The World According to John Coltrane

The world according to John Coltrane is a place we all wish to live.

The Wold According to John Coltrane

John Coltrane, one of the great original voices in recent music history. Click the image for his music

He lived, influenced innumerable musicians, and remains one of the most significant saxophonists in music history. The world according to John Coltrane. Coltrane’s spiritual journey was interwoven with his investigation of world music. He believed not only in a universal musical structure that transcended ethnic distinctions, but in being able to harness the mystical language of music itself. Coltrane’s study of Indian music led him to believe that certain sounds and scales could “produce specific emotional meanings.” According to Coltrane, the goal of a musician was to understand these forces, control them, and elicit a response from the audience. Coltrane said: “I would like to bring to people something like happiness. I would like to discover a method so that if I want it to rain, it will start right away to rain. If one of my friends is ill, I’d like to play a certain song and he will be cured; when he’d be broke, I’d bring out a different song and immediately he’d receive all the money he needed.”

The influence Coltrane has had on music spans many genres and musicians. Coltrane’s massive influence on jazz, both mainstream and avant-garde, began during his lifetime and continued to grow after his death. He is one of the most dominant influences on post-1960 jazz saxophonists and has inspired an entire generation of jazz musicians.
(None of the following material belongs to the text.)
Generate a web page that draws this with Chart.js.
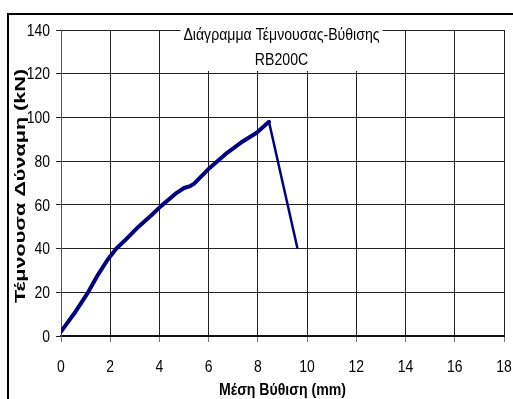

In 1965, Coltrane was inducted into the Down Beat Jazz Hall of Fame. In 1972, A Love Supreme was certified gold by the RIAA for selling over half a million copies in Japan. This album, as well as My Favorite Things, was certified gold in the United States in 2001. In 1982 he was awarded a posthumous Grammy for “Best Jazz Solo Performance” on the album Bye Bye Blackbird, and in 1997 he was awarded the Grammy Lifetime Achievement Award. In 2002, scholar Molefi Kete Asante named Coltrane one of his 100 Greatest African Americans. Coltrane was awarded a special Pulitzer Prize in 2007 citing his “masterful improvisation, supreme musicianship and iconic centrality to the history of jazz.” He was inducted into the North Carolina Music Hall of Fame in 2009.

In his short life, John Coltrane continually pushed the boundaries of music. From swing to bebop to hard bop to free jazz, Coltrane was a restless seeker of new sounds. Inspired by the hypnotic, trance-inducing traditional music of North Africa and Asia, Coltrane created a new kind of music that fused jazz and Eastern spirituality.

The World According to John Coltrane tells the story of Coltrane’s quest, from his childhood in a deeply religious household in North Carolina to his early days playing saxophone in the Navy. From to his apprenticeship with Miles Davis in the 1950s and his emergence as a bandleader and innovator in the 1960s. Most of the one-hour film is devoted to Coltrane’s later period, when he came into his own. The film is not a biography, in the traditional sense. There is very little about Coltrane’s personal life — his marriages, children, drug problems and declining health. Director Robert Palmer focuses instead on Coltrane’s journey as a musician.

The World According to John Coltrane was made in 1990, and includes interviews with Coltrane’s second wife, pianist Alice Coltrane, and a number of other musicians who knew Coltrane and played with him, including saxophonist Wayne Shorter, drummer Rashied Ali and Pianist Tommy Flanagan. It provides some excellent insights into one of the 20th century’s greatest musicians.